10 Things all businesses should know about Trade Secrets
- A trade secret has been broadly defined as any information that derives its economic value, actual or potential, from the fact that it is not generally known and cannot be easily accessible to those who could otherwise obtain economic value from its disclosure or use.
- The English Courts have suggested that the following four elements are important when testing the confidential quality of information:
- (a) The information must be such that the owner believes that its release would be injurious to him, or would be advantageous to his rivals or to others;
- (b) The owner of the information must believe it to be confidential or secret and not already in the public domain;
- (c) The owner’s belief in (a) and (b) must be reasonable; and
- (d) The information must be judged in the light of usages and practices of the particular trade or industry concerned.
- Every business has information that it needs to keep secret from its competitors. This will include formulae, customer lists, supplier contracts, processes, pricing models, recipes, blueprints, new business ideas and computer source code. These classes of information are critical to the success of any business, and have all been deemed to be confidential information by the English Courts. If such information is leaked or misused by employees that leave the business, then it can have a substantial detrimental effect upon the business.
- Relying on a duty of confidentiality is the polar opposite to seeking patent protection. Whilst a patent application must disclose in full, the idea or invention, reliance on a duty of confidentiality means that the idea or invention is never disclosed to the public. Patent protection will expire after 20 years, whilst information will remain confidential for as long as the information remains secret.
- If the idea or invention cannot be easily reverse engineered, then it may be more advantageous to maintain it as a trade secret as opposed to seeking patent protection.
- If the information has been published or disclosed to any third party in the absence of an obligation of confidence (contractual or otherwise), it falls into the public domain and the law of confidence cannot prevent its subsequent use or further disclosure.

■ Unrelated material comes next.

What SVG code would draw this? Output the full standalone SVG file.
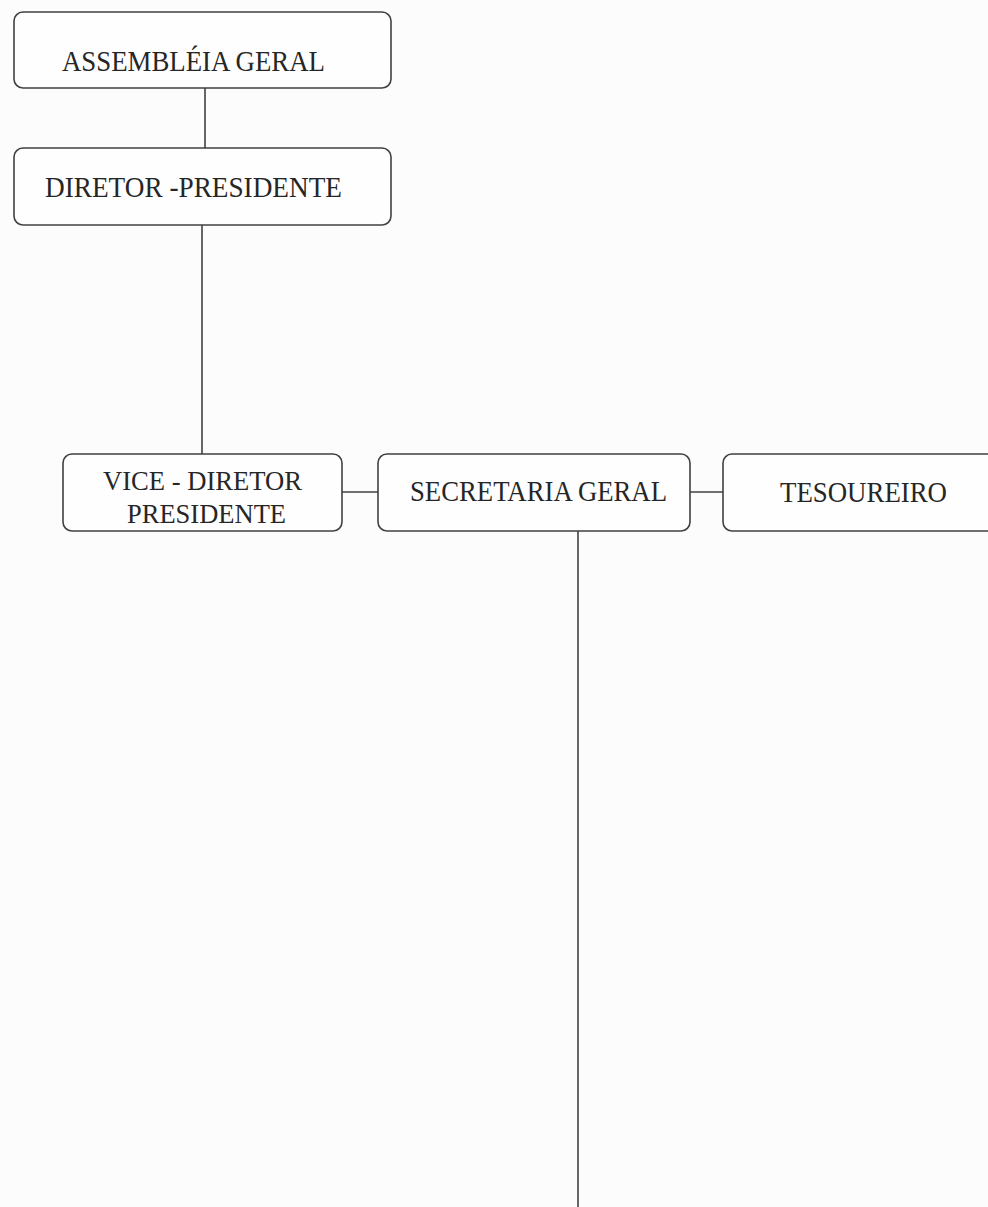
<svg xmlns="http://www.w3.org/2000/svg" width="988" height="1207" viewBox="0 0 988 1207">
<style>
.box{fill:#fefefe;stroke:#404040;stroke-width:1.6}
.lbl{font-family:"Liberation Serif","Times New Roman",serif;font-size:30px;fill:#262626}
.sm{font-size:28px}
.ln{stroke:#404040;stroke-width:1.6;fill:none}
</style>
<rect x="0" y="0" width="988" height="1207" fill="#fcfcfc"/>
<g id="connectors">
<line class="ln" x1="205" y1="88" x2="205" y2="148"/>
<line class="ln" x1="202" y1="225" x2="202" y2="454"/>
<line class="ln" x1="342" y1="492" x2="378" y2="492"/>
<line class="ln" x1="690" y1="492" x2="723" y2="492"/>
<line class="ln" x1="578" y1="531" x2="578" y2="1207"/>
</g>
<g id="assembleia">
<rect class="box" x="14" y="12" width="377" height="76" rx="9"/>
<text class="lbl" x="62" y="71" textLength="263" lengthAdjust="spacingAndGlyphs">ASSEMBLÉIA GERAL</text>
</g>
<g id="diretor">
<rect class="box" x="14" y="148" width="377" height="77" rx="9"/>
<text class="lbl" x="45" y="197" textLength="297" lengthAdjust="spacingAndGlyphs">DIRETOR -PRESIDENTE</text>
</g>
<g id="vice">
<rect class="box" x="63" y="454" width="279" height="77" rx="9"/>
<text class="lbl sm" x="103" y="490" textLength="199" lengthAdjust="spacingAndGlyphs">VICE - DIRETOR</text>
<text class="lbl sm" x="127" y="523" textLength="159" lengthAdjust="spacingAndGlyphs">PRESIDENTE</text>
</g>
<g id="secretaria">
<rect class="box" x="378" y="454" width="312" height="77" rx="9"/>
<text class="lbl" x="410" y="501" textLength="257" lengthAdjust="spacingAndGlyphs">SECRETARIA GERAL</text>
</g>
<g id="tesoureiro">
<rect class="box" x="723" y="454" width="290" height="77" rx="9"/>
<text class="lbl" x="780" y="502" textLength="167" lengthAdjust="spacingAndGlyphs">TESOUREIRO</text>
</g>
</svg>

- An obligation to keep information secret can:
- Arise by prior notice (i.e. marking a document “Strictly Confidential”;
- Be implied by law e.g. in a doctor/patient or solicitor/client relationship; or
- By express agreement. If you are planning to disclose information that you consider to be confidential, then always and only disclose the same under the terms of a written confidentiality agreement signed by all parties.

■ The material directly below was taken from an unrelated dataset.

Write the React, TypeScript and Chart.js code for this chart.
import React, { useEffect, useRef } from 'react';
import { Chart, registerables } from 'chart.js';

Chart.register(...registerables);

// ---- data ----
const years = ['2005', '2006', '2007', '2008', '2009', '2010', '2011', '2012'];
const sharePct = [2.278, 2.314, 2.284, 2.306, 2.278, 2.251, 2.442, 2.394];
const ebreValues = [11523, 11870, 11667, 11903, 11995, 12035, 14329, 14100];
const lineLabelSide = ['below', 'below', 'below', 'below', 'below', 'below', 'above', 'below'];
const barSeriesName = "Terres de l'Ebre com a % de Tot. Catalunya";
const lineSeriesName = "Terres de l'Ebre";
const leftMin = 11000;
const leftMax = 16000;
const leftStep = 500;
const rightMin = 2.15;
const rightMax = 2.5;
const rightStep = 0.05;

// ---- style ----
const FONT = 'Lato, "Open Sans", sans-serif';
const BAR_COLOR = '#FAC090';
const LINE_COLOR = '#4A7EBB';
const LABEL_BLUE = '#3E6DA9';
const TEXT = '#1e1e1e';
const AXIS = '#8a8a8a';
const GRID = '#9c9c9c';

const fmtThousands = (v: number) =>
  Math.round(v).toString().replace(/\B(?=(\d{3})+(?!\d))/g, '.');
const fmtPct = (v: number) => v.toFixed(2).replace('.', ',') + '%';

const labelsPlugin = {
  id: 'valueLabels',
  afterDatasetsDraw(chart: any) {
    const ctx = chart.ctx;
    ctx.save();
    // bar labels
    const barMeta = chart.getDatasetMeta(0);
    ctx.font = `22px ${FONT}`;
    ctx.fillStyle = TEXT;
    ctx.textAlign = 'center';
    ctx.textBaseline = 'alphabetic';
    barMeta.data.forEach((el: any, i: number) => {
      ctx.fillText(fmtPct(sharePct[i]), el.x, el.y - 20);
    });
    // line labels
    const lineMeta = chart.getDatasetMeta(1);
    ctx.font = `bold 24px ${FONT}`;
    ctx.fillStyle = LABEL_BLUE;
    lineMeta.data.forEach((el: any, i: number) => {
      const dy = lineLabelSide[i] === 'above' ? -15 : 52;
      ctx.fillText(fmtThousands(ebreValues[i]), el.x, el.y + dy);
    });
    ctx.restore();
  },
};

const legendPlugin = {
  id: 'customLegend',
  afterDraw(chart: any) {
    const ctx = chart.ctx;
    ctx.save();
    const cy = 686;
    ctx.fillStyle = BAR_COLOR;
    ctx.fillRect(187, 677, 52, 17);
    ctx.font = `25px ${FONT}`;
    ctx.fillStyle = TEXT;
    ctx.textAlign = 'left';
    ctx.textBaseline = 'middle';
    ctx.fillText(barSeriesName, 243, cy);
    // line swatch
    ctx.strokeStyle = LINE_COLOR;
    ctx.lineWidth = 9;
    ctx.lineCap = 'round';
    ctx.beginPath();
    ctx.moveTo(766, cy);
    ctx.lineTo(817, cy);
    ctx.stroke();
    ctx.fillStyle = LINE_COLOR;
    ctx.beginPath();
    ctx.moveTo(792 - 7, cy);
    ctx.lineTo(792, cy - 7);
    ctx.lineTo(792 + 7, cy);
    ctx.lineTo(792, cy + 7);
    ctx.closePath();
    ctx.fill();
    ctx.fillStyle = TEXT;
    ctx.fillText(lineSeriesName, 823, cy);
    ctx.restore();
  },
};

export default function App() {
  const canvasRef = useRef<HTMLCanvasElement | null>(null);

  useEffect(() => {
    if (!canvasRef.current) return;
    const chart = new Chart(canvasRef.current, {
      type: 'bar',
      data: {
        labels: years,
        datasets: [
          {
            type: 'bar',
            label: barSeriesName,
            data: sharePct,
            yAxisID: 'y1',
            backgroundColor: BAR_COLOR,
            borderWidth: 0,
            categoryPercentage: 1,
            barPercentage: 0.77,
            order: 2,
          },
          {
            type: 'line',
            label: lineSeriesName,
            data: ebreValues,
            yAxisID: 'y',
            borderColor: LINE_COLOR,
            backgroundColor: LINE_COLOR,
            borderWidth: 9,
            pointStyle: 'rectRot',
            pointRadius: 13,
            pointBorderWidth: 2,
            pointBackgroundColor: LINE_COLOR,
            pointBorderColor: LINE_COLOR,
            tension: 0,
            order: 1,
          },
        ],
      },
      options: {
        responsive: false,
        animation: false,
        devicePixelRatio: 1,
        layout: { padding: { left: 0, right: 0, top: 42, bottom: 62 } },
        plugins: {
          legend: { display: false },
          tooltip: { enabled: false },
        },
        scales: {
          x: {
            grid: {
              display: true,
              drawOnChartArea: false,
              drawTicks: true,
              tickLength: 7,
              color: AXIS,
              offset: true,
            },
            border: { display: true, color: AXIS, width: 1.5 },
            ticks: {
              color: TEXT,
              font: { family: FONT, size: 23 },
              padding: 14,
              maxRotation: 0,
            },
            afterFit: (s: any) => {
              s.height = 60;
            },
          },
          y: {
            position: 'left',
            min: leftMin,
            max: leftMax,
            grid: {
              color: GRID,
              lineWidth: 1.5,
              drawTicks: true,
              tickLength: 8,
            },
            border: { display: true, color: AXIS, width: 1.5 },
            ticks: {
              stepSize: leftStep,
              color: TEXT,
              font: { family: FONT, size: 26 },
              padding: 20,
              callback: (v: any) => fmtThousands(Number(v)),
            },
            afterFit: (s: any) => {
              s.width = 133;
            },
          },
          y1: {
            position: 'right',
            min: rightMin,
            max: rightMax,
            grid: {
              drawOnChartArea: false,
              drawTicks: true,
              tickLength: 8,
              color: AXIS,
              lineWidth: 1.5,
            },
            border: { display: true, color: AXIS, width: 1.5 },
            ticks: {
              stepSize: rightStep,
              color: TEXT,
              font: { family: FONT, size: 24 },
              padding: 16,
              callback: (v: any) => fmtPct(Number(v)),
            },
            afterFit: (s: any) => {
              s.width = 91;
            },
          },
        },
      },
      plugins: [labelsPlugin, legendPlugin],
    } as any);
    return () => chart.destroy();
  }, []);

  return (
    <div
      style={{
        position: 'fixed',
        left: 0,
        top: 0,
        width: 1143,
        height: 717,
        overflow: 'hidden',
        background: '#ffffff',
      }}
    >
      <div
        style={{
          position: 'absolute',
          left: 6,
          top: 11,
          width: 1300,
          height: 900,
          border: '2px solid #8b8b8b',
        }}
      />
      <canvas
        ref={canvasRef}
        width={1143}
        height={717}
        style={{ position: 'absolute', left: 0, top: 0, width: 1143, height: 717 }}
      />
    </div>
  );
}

- For a breach of confidence to be actionable:
- The information itself must have the necessary quality of confidence about it:
- That information must have been imparted in circumstances importing an obligation of confidence; and
- There must be an unauthorised use of that information possibly to the detriment of the party communicating it.

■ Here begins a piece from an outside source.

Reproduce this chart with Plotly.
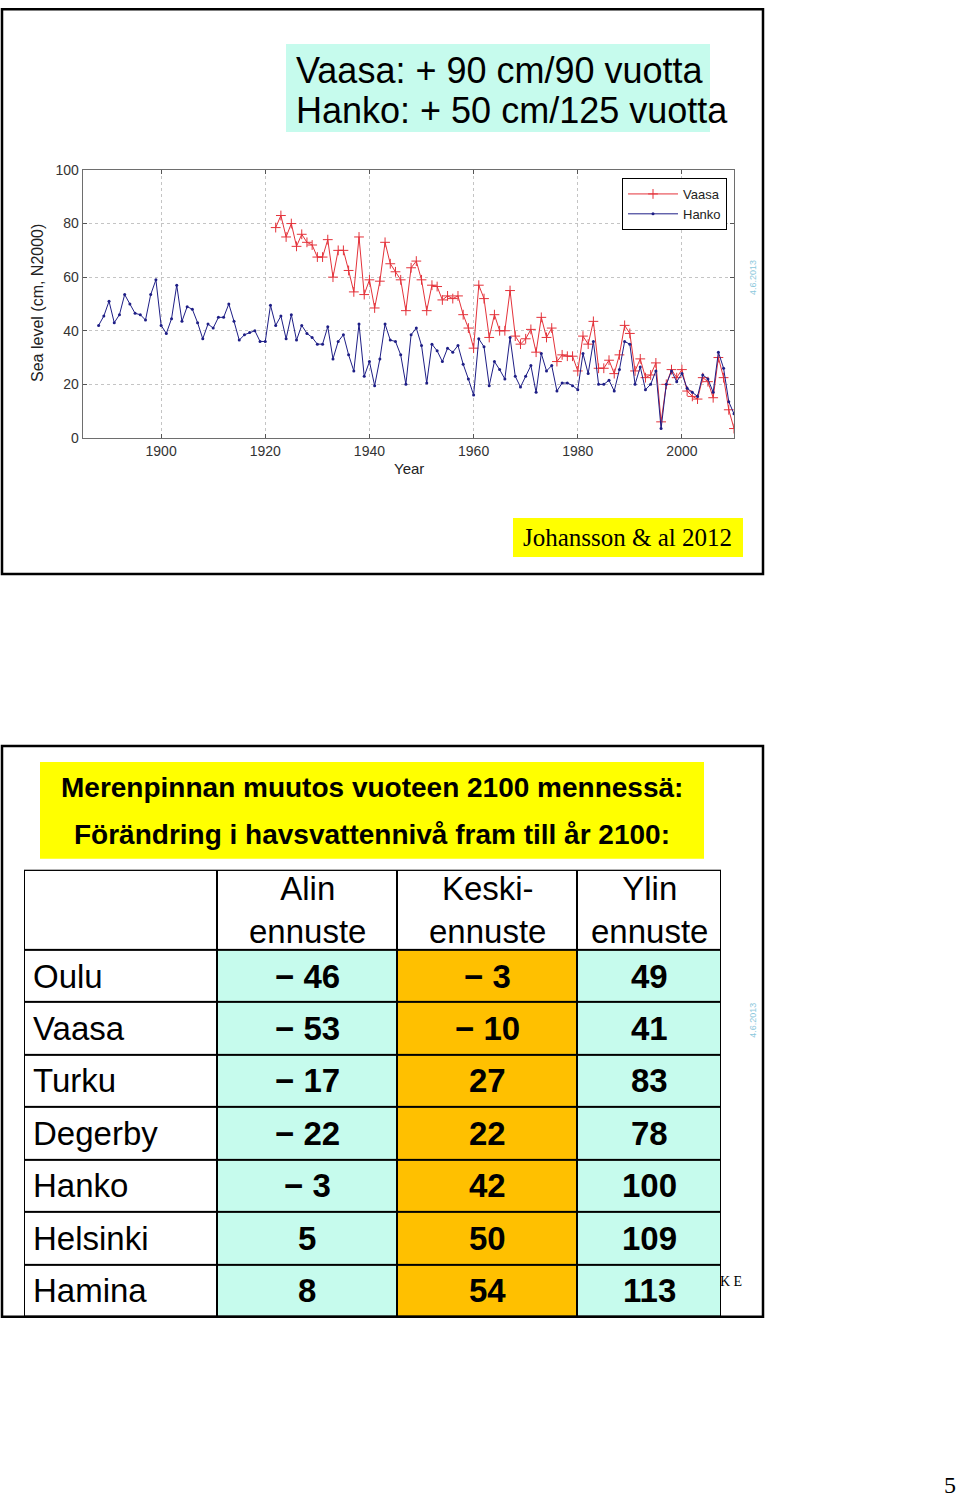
import plotly.graph_objects as go

# ---------------- data ----------------
hanko_start = 1888
hanko = [42, 45.5, 51, 43, 46, 53.5, 50, 46.5, 46, 44, 53.5, 59,
         42, 39, 44.5, 57, 43.5, 49, 48, 43, 37, 42.5,
         41, 45, 45, 50, 43.5, 36.5, 38.5, 39.3, 40, 36,
         36, 49.5, 42, 45.5, 37, 46, 36.5, 42, 39, 37.5,
         35, 35, 41.5, 29.5, 36, 38.5, 31, 25, 42.5, 23,
         28.5, 19.5, 29.5, 42.5, 36.5, 36, 31, 20, 38.5, 41,
         34.5, 20.5, 35, 32.5, 28.5, 33.5, 32, 34.5, 27.5, 22,
         16, 37, 34, 19.5, 28.5, 25.5, 22, 37.5, 23, 19,
         23, 27, 17, 31.5, 25, 27, 17.5, 20.5, 20.5, 19.5,
         18, 31.5, 24, 36, 20, 20, 21.5, 17.5, 25.5, 36,
         35, 20, 26.5, 18, 20, 25, 3.5, 20, 25, 21,
         24, 18.5, 17, 15.5, 23.5, 22, 17, 32, 26, 13.5, 9]
vaasa_start = 1922
vaasa = [78.5, 83, 75, 80, 71.5, 76, 73, 72,
         67.5, 67.5, 74, 60, 70, 70, 62.5, 54.5, 75, 53.5,
         59, 48.5, 58.5, 73, 65, 62, 59, 47.5, 63.5, 66,
         59, 47.5, 57, 56.5, 51.5, 53, 52, 53, 46, 41,
         33.5, 57, 52, 37.5, 46, 40, 40, 55, 38, 35,
         37, 40.5, 32, 45, 37.5, 41, 28.5, 31, 30.5, 30.5,
         25, 38, 35, 43.5, 26, 26, 29, 24, 31, 42,
         39, 25, 29.5, 22.5, 23.5, 28, 6, 20, 25.5, 22.5,
         25.5, 17.5, 15.5, 14.5, 22.5, 21, 15, 30, 22.5, 10.5, 3.5]
hanko_years = list(range(hanko_start, hanko_start + len(hanko)))
vaasa_years = list(range(vaasa_start, vaasa_start + len(vaasa)))

x_ticks = [1900, 1920, 1940, 1960, 1980, 2000]
y_ticks = [0, 20, 40, 60, 80, 100]

stations = ["Oulu", "Vaasa", "Turku", "Degerby", "Hanko", "Helsinki", "Hamina"]
alin = [-46, -53, -17, -22, -3, 5, 8]
keski = [-3, -10, 27, 22, 42, 50, 54]
ylin = [49, 41, 83, 78, 100, 109, 113]
headers = ["", "Alin<br>ennuste", "Keski-<br>ennuste", "Ylin<br>ennuste"]

# ---------------- styles / layout constants ----------------
W, H = 960, 1501
# the page photo lands ~7px lower and ~1% shorter: place items accordingly
OFF, SC = 7.0, 0.9895
def X(p): return p / W
def Y(p):
    f = (p - OFF) / SC
    f = min(max(f, 0.0), H)
    return 1 - f / H

RED = "#e4323a"
BLUE = "#1e1e86"
CYAN = "#c6fbed"
ORANGE = "#ffc000"
YELLOW = "#ffff00"
SANS = "Liberation Sans, Arial, sans-serif"
SERIF = "Liberation Serif, Times New Roman, serif"

col_w = [193, 180, 180, 144]
row_h = [80] + [52.4] * len(stations)

def fmt(v):
    return ("\u2212 " + str(-v)) if v < 0 else str(v)

fig = go.Figure()

fig.add_trace(go.Scatter(
    x=vaasa_years, y=vaasa, name="Vaasa", mode="lines+markers",
    line=dict(color=RED, width=1),
    marker=dict(symbol="cross-thin", size=7, line=dict(color=RED, width=1)),
    xaxis="x", yaxis="y", hoverinfo="skip"))
fig.add_trace(go.Scatter(
    x=hanko_years, y=hanko, name="Hanko", mode="lines+markers",
    line=dict(color=BLUE, width=1),
    marker=dict(symbol="circle", size=3, color=BLUE),
    xaxis="x", yaxis="y", hoverinfo="skip"))

# table cells as heatmap bricks
x_edges = [0]
for w in col_w:
    x_edges.append(x_edges[-1] + w)
y_edges = [0]
for h in row_h:
    y_edges.append(y_edges[-1] + h)
z = [[0, 0, 0, 0]] + [[0, 1, 2, 1] for _ in stations]
fig.add_trace(go.Heatmap(
    z=z, x=x_edges, y=y_edges, xaxis="x2", yaxis="y2",
    colorscale=[[0, "white"], [0.5, CYAN], [1, ORANGE]],
    zmin=0, zmax=2, showscale=False, xgap=2, ygap=2,
    hoverinfo="skip", showlegend=False))

annotations = []
def ann(text, x, y, size, family=SANS, color="black", xanchor="center",
        yanchor="middle", angle=0, xref="paper", yref="paper", yshift=0):
    annotations.append(dict(
        text=text, x=x, y=y, xref=xref, yref=yref, showarrow=False,
        xanchor=xanchor, yanchor=yanchor, textangle=angle, yshift=yshift,
        font=dict(size=size, family=family, color=color)))

# top panel texts
ann("Vaasa: + 90 cm/90 vuotta", X(294), Y(70), 36, xanchor="left")
ann("Hanko: + 50 cm/125 vuotta", X(294), Y(110), 36, xanchor="left")
ann("Johansson & al 2012", X(627), Y(537), 25, family=SERIF)
ann("Sea level (cm, N2000)", X(38), Y(302), 16, color="#222", angle=-90)
ann("Year", X(409), Y(468), 15, color="#222")
ann("4.6.2013", X(753), Y(277), 9, color="#8cc8dc", angle=-90)

# bottom panel texts
ann("<b>Merenpinnan muutos vuoteen 2100 mennessä:</b>", X(372), Y(787), 28)
ann("<b>Förändring i havsvattennivå fram till år 2100:</b>", X(372), Y(834), 28)
ann("4.6.2013", X(753), Y(1020), 9, color="#8cc8dc", angle=-90)
ann("K E", X(731), Y(1281), 14, family=SERIF)
ann("5", X(958), 0, 24, family=SERIF, xanchor="right", yanchor="bottom", yshift=-7)

# table texts
for j, htxt in enumerate(headers):
    if htxt:
        ann(htxt, (x_edges[j] + x_edges[j + 1]) / 2, (y_edges[0] + y_edges[1]) / 2,
            33, xref="x2", yref="y2")
for i, name in enumerate(stations):
    yc = (y_edges[i + 1] + y_edges[i + 2]) / 2
    ann(name, x_edges[0] + 7, yc, 33, xanchor="left", xref="x2", yref="y2")
    for j, col in enumerate([alin, keski, ylin]):
        ann("<b>" + fmt(col[i]) + "</b>", (x_edges[j + 1] + x_edges[j + 2]) / 2, yc,
            33, xref="x2", yref="y2")

shapes = [
    dict(type="rect", xref="paper", yref="paper", x0=X(2), x1=X(763), y0=Y(573),
         y1=1 - 1.3 / H, line=dict(color="black", width=2.5)),
    dict(type="rect", xref="paper", yref="paper", x0=X(286), x1=X(710), y0=Y(131), y1=Y(43),
         fillcolor=CYAN, line=dict(width=0), layer="below"),
    dict(type="rect", xref="paper", yref="paper", x0=X(513), x1=X(743), y0=Y(556), y1=Y(517),
         fillcolor=YELLOW, line=dict(width=0), layer="below"),
    dict(type="rect", xref="paper", yref="paper", x0=X(2), x1=X(763), y0=Y(1316), y1=Y(745),
         line=dict(color="black", width=2.5)),
    dict(type="rect", xref="paper", yref="paper", x0=X(40), x1=X(704), y0=Y(858), y1=Y(761),
         fillcolor=YELLOW, line=dict(width=0), layer="below"),
    dict(type="rect", xref="x2", yref="y2", x0=x_edges[0], x1=x_edges[-1],
         y0=y_edges[0], y1=y_edges[-1], fillcolor="black", line=dict(width=0), layer="below"),
    dict(type="rect", xref="x2", yref="y2", x0=x_edges[0], x1=x_edges[-1],
         y0=y_edges[0], y1=y_edges[-1], line=dict(color="black", width=2)),
]

axis_common = dict(
    ticks="inside", ticklen=4, tickcolor="#555", showline=True, linecolor="#6e6e6e",
    linewidth=1.3, mirror="ticks", showgrid=True, gridcolor="#c4c4c4", griddash="dot",
    gridwidth=1, zeroline=False, tickfont=dict(size=14, family=SANS, color="#333"))

fig.update_layout(
    width=W, height=H, margin=dict(l=0, r=0, t=0, b=0),
    paper_bgcolor="white", plot_bgcolor="white",
    xaxis=dict(domain=[X(83), X(734)], range=[1885, 2010], tickvals=x_ticks,
               anchor="y", **axis_common),
    yaxis=dict(domain=[Y(437), Y(169)], range=[0, 100], tickvals=y_ticks,
               anchor="x", **axis_common),
    xaxis2=dict(domain=[X(24), X(721)], range=[x_edges[0], x_edges[-1]], visible=False,
                anchor="y2", fixedrange=True),
    yaxis2=dict(domain=[Y(1316), Y(869)], range=[y_edges[-1], y_edges[0]], visible=False,
                anchor="x2", fixedrange=True),
    legend=dict(x=X(727), y=Y(177), xanchor="right", yanchor="top",
                bordercolor="black", borderwidth=1, bgcolor="white",
                font=dict(size=13, family=SANS, color="#222"),
                tracegroupgap=0, itemwidth=50),
    annotations=annotations, shapes=shapes, showlegend=True,
)

page_fix = ("var gd=document.getElementById('{plot_id}');"
            "gd.style.position='absolute';gd.style.left='0px';gd.style.top='0px';"
            "document.body.style.margin='0px';document.body.style.padding='0px';"
            "document.body.style.overflow='hidden';")
fig.write_html("out.html", config={"displayModeBar": False, "staticPlot": True},
               post_script=page_fix)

- The law governing breach of confidence continues to develop to reflect changes in society, technology and business practice. Further, Art.8 of the European Convention for the Protection of Human Rights (dealing with the right to privacy) has reshaped the action for breach of confidence so that it now protects the misuse of private information.
- If a person deliberately extracts confidential information and gains an advantage from it, the conduct is not theft within the Theft Act 1968. Although, confidential information is treated as property in certain circumstances, (i.e. technical know-how being assigned or licensed) this is not enough, as there must also be an intention to permanently deprive the person entitled, and that cannot occur unless the only record of the information is taken for good.